A committee of the Golden Gate Bridge Highway and Transportation District passed a motion to keep service on the Route No. 8 as it is. (Jessica Christian/S.F. Examiner)

A committee of the Golden Gate Bridge Highway and Transportation District passed a motion to keep service on the Route No. 8 as it is. (Jessica Christian/S.F. Examiner)

Golden Gate Transit bus route saved by zealous riders

Regional bus riders were relieved Thursday after a Golden Gate Transit bus route that shuttles passengers between San Francisco and Marin was spared from cancellation.

The decision to keep the little-used line alive came after, in an unusual move, riders offered to personally campaign to raise ridership on the line.

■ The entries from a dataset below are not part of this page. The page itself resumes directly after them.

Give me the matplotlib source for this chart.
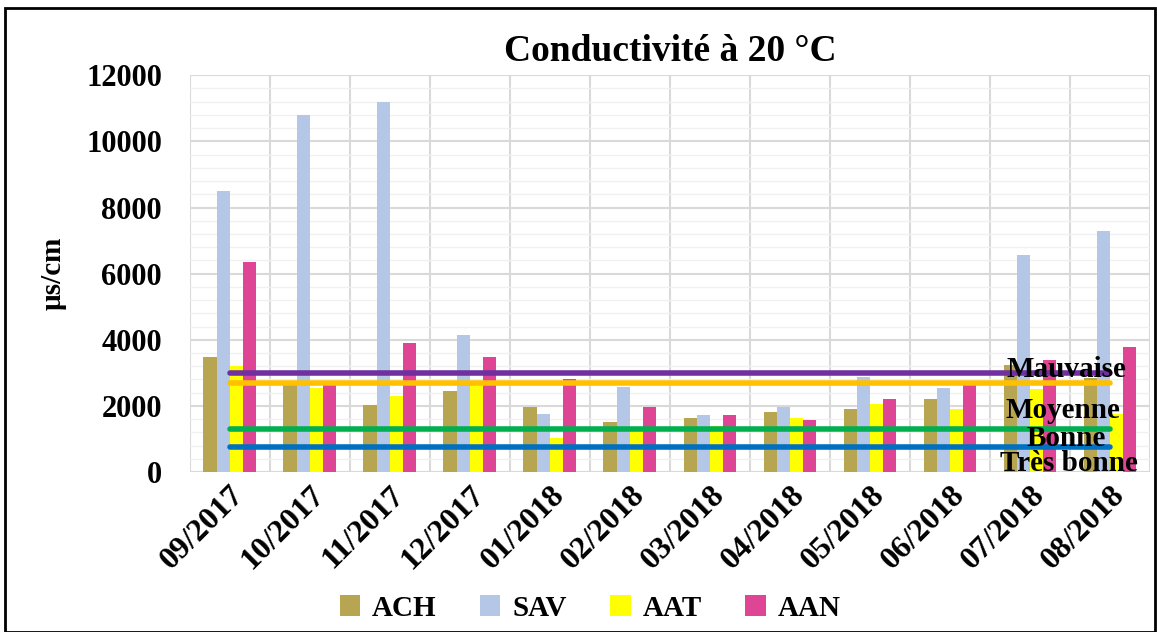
import matplotlib.pyplot as plt
import numpy as np

plt.rcParams['font.family'] = ['Liberation Serif', 'DejaVu Serif']
plt.rcParams['font.weight'] = 'bold'
plt.rcParams['axes.titleweight'] = 'bold'
plt.rcParams['axes.labelweight'] = 'bold'

months = ['09/2017', '10/2017', '11/2017', '12/2017', '01/2018', '02/2018',
          '03/2018', '04/2018', '05/2018', '06/2018', '07/2018', '08/2018']
ach = [3480, 2630, 2020, 2460, 1970, 1520, 1650, 1820, 1900, 2200, 3250, 2850]
sav = [8500, 10800, 11200, 4150, 1770, 2580, 1720, 1970, 2870, 2550, 6550, 7280]
aat = [3200, 2530, 2300, 2700, 1020, 1250, 1390, 1650, 2070, 1900, 2500, 1770]
aan = [6350, 2630, 3900, 3480, 2810, 1970, 1740, 1590, 2200, 2620, 3380, 3770]

# quality class limits
mauvaise = 3000
moyenne = 2700
bonne = 1300
tres_bonne = 750

x = np.arange(len(months))
w = 0.165

fig = plt.figure(figsize=(11.57, 6.32), dpi=100)
ax = fig.add_axes([0.164, 0.253, 0.830, 0.628])

ax.bar(x - 1.5*w, ach, w, color='#B8A552', label='ACH', zorder=2)
ax.bar(x - 0.5*w, sav, w, color='#B4C7E7', label='SAV', zorder=2)
ax.bar(x + 0.5*w, aat, w, color='#FFFF00', label='AAT', zorder=2)
ax.bar(x + 1.5*w, aan, w, color='#DE4594', label='AAN', zorder=2)

for val, col in [(mauvaise, '#7030A0'), (moyenne, '#FFC000'),
                 (bonne, '#00B050'), (tres_bonne, '#0070C0')]:
    ax.plot(x, [val]*len(x), color=col, lw=4, solid_capstyle='round', zorder=3)

ax.text(11.2, mauvaise + 100, 'Mauvaise', ha='right', va='center', fontsize=21, zorder=4)
ax.text(11.13, 1850, 'Moyenne', ha='right', va='center', fontsize=21, zorder=4)
ax.text(10.95, 1030, 'Bonne', ha='right', va='center', fontsize=21, zorder=4)
ax.text(11.35, 270, 'Très bonne', ha='right', va='center', fontsize=21, zorder=4)

ax.set_xlim(-0.5, 11.5)
ax.set_ylim(0, 12000)
ax.set_yticks(range(0, 12001, 2000))
ax.set_yticks(range(0, 12001, 400), minor=True)
ax.set_xticks(x)
ax.set_xticklabels(months, rotation=45, ha='right', rotation_mode='anchor', fontsize=23)
ax.set_xticks(np.arange(-0.5, 12, 1), minor=True)
ax.tick_params(axis='y', labelsize=22, length=0, which='both', pad=20)
ax.tick_params(axis='x', length=0, which='both', pad=6)
ax.grid(which='major', axis='y', color='#D9D9D9', lw=1.5, zorder=0)
ax.grid(which='minor', axis='y', color='#F0F0F0', lw=1, zorder=0)
ax.grid(which='minor', axis='x', color='#D9D9D9', lw=1.5, zorder=0)
for s in ax.spines.values():
    s.set_visible(False)
ax.axhline(0, color='#D9D9D9', lw=1.5, zorder=1)

ax.set_ylabel('µs/cm', fontsize=21, labelpad=14)
ax.set_title('Conductivité à 20 °C', fontsize=27, pad=10)

fig.legend(loc='lower center', bbox_to_anchor=(0.51, -0.025), ncol=4, frameon=False,
           fontsize=21, handlelength=0.7, handleheight=0.7, columnspacing=1.5,
           handletextpad=0.4)

fig.patches.append(plt.Rectangle((0.004, 0.0), 0.994, 0.987, transform=fig.transFigure,
                                 fill=False, edgecolor='black', lw=2))

fig.savefig('out.png', dpi=100)
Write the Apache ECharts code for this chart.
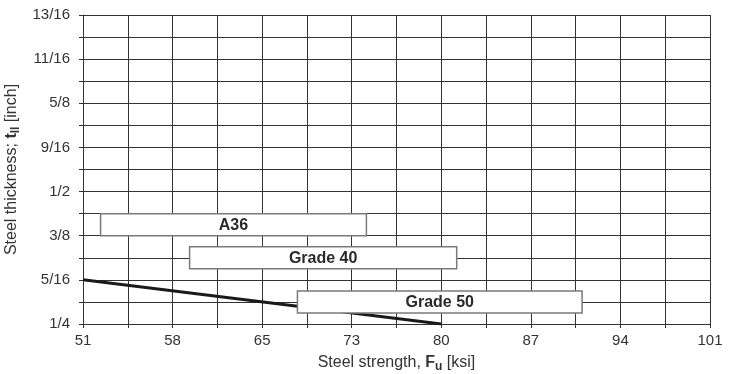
<!DOCTYPE html>
<html>
<head>
<meta charset="utf-8">
<script src="https://cdn.jsdelivr.net/npm/echarts@6/dist/echarts.min.js"></script>
<style>
  html, body { margin: 0; padding: 0; background: #fff; }
  #chart { width: 735px; height: 374px; }
</style>
</head>
<body>
<div id="chart"></div>
<script>
// Tick labels
const xTickLabels = ['51', '58', '65', '73', '80', '87', '94', '101'];
const yTickLabels = ['1/4', '5/16', '3/8', '1/2', '9/16', '5/8', '11/16', '13/16'];

// Grade boxes (x in ksi, y level in tick-index units of the thickness axis)
const grades = ['A36', 'Grade 40', 'Grade 50'];
const gradeMinKsi = [52.4, 59.5, 68.1];
const gradeMaxKsi = [73.6, 80.8, 90.8];
const gradeLevel = [2.25, 1.5, 0.5];
const gradeHalfHeight = [0.25, 0.25, 0.25];

// Limit line (x in ksi, y in tick-index units)
const lineKsi = [51, 79.57];
const lineLevel = [1, 0];

const KSI_MIN = 51, KSI_MAX = 101;
const ksiToAxis = k => (k - KSI_MIN) / ((KSI_MAX - KSI_MIN) / (xTickLabels.length - 1));

const FONT = 'Liberation Sans, Arial, sans-serif';
const chart = echarts.init(document.getElementById('chart'), null, { renderer: 'canvas' });

const boxData = grades.map((g, i) => [ksiToAxis(gradeMinKsi[i]), ksiToAxis(gradeMaxKsi[i]), gradeLevel[i], gradeHalfHeight[i], g]);
const lineData = lineKsi.map((k, i) => [ksiToAxis(k), lineLevel[i]]);

const gridColor = '#333';

chart.setOption({
  animation: false,
  backgroundColor: '#fff',
  grid: { left: 83, right: 25, top: 15, bottom: 50, containLabel: false, outerBoundsMode: 'none' },
  xAxis: {
    type: 'value',
    min: 0, max: xTickLabels.length - 1, interval: 0.5,
    name: '{n|Steel strength, }{b|F}{s|u}{n| [ksi]}',
    nameLocation: 'middle',
    nameGap: 28,
    nameTextStyle: {
      rich: {
        n: { fontFamily: FONT, fontSize: 16, color: '#333', lineHeight: 20 },
        b: { fontFamily: FONT, fontSize: 16, color: '#333', fontWeight: 'bold', lineHeight: 20 },
        s: { fontFamily: FONT, fontSize: 12, color: '#333', fontWeight: 'bold', lineHeight: 20, padding: [8, 0, 0, 0] }
      }
    },
    axisLine: { show: true, lineStyle: { color: gridColor, width: 1 } },
    axisTick: { show: true, length: 4, lineStyle: { color: gridColor } },
    splitLine: { show: true, lineStyle: { color: gridColor, width: 1 } },
    axisLabel: {
      fontFamily: FONT, fontSize: 15, color: '#333', margin: 9,
      showMinLabel: true, showMaxLabel: true,
      formatter: v => { const i = Math.round(v * 2); return i % 2 === 0 ? xTickLabels[i / 2] : ''; }
    }
  },
  yAxis: {
    type: 'value',
    min: 0, max: yTickLabels.length - 1, interval: 0.5,
    name: '{n|Steel thickness; }{b|t}{s|ll}{n| [inch]}',
    nameLocation: 'middle',
    nameRotate: 90,
    nameGap: 56,
    nameTextStyle: {
      rich: {
        n: { fontFamily: FONT, fontSize: 16, color: '#333', lineHeight: 20 },
        b: { fontFamily: FONT, fontSize: 16, color: '#333', fontWeight: 'bold', lineHeight: 20 },
        s: { fontFamily: FONT, fontSize: 12, color: '#333', fontWeight: 'bold', lineHeight: 20, padding: [8, 0, 0, 0] }
      }
    },
    axisLine: { show: true, lineStyle: { color: gridColor, width: 1 } },
    axisTick: { show: true, length: 4, lineStyle: { color: gridColor } },
    splitLine: { show: true, lineStyle: { color: gridColor, width: 1 } },
    axisLabel: {
      fontFamily: FONT, fontSize: 15, color: '#333', margin: 13,
      showMinLabel: true, showMaxLabel: true,
      formatter: v => { const i = Math.round(v * 2); return i % 2 === 0 ? yTickLabels[i / 2] : ''; }
    }
  },
  series: [
    {
      type: 'line',
      data: lineData,
      symbol: 'none',
      z: 2,
      lineStyle: { color: '#1a1a1a', width: 3 }
    },
    {
      type: 'custom',
      z: 3,
      data: boxData,
      renderItem: (params, api) => {
        const x0 = api.value(0), x1 = api.value(1), yc = api.value(2), hh = api.value(3);
        const p0 = api.coord([x0, yc + hh]);
        const p1 = api.coord([x1, yc - hh]);
        const label = boxData[params.dataIndex][4];
        return {
          type: 'group',
          children: [
            {
              type: 'rect',
              shape: { x: p0[0], y: p0[1], width: p1[0] - p0[0], height: p1[1] - p0[1] },
              style: { fill: '#fff', stroke: '#7a7a7a', lineWidth: 1.5 }
            },
            {
              type: 'text',
              style: {
                x: (p0[0] + p1[0]) / 2, y: (p0[1] + p1[1]) / 2 + 1,
                text: label, fill: '#2a2a2a',
                font: 'bold 16px ' + FONT,
                align: 'center', verticalAlign: 'middle'
              }
            }
          ]
        };
      }
    }
  ]
});
</script>
</body>
</html>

Allowing Route No. 8 to continue affects only a handful of riders, but the decision may prompt the Golden Gate Bridge Highway and Transportation District to maintain other routes with low ridership, board members of the district’s Transportation Committee said at a meeting Thursday discussing the potential route

The board committee had considered canceling the evening trips of Route 8 after data revealed low ridership — below the district’s minimum threshold of at least 20 passengers per trip — but ultimately spared the line from its demise.

A small crowd of those riders at Thursday’s meeting said they’d suffer without it.

“It’s the best commute I’ve ever had to the Financial District. I depend on the 8 to get home,” said Aliene Adamson, a Tiburon resident who has taken the bus for 23 of the 40 years she has traveled to The City for work.

The district placed local advertisements to boost ridership on the 8, to little effect. Many board members said the speakers impressed them with their proposals to personally raise ridership to save their bus line.

Notably, the district would not save money by eliminating the line, nor would it lay off drivers, staff said.

When board members suggested saving the bus line, Denis Mulligan, general manager of the Golden Gate Bridge district, said “the board could choose to ignore its policy in this case,” referring to the line’s low ridership that would typically require its cancellation.

Dick Grosboll, president of the board, said, “I could see a Jon Stewart segment on it, how we improved service going into The City and not going home.”

Ultimately, the committee passed a motion to keep the line as is. The proposal will be voted on by the full transit board today.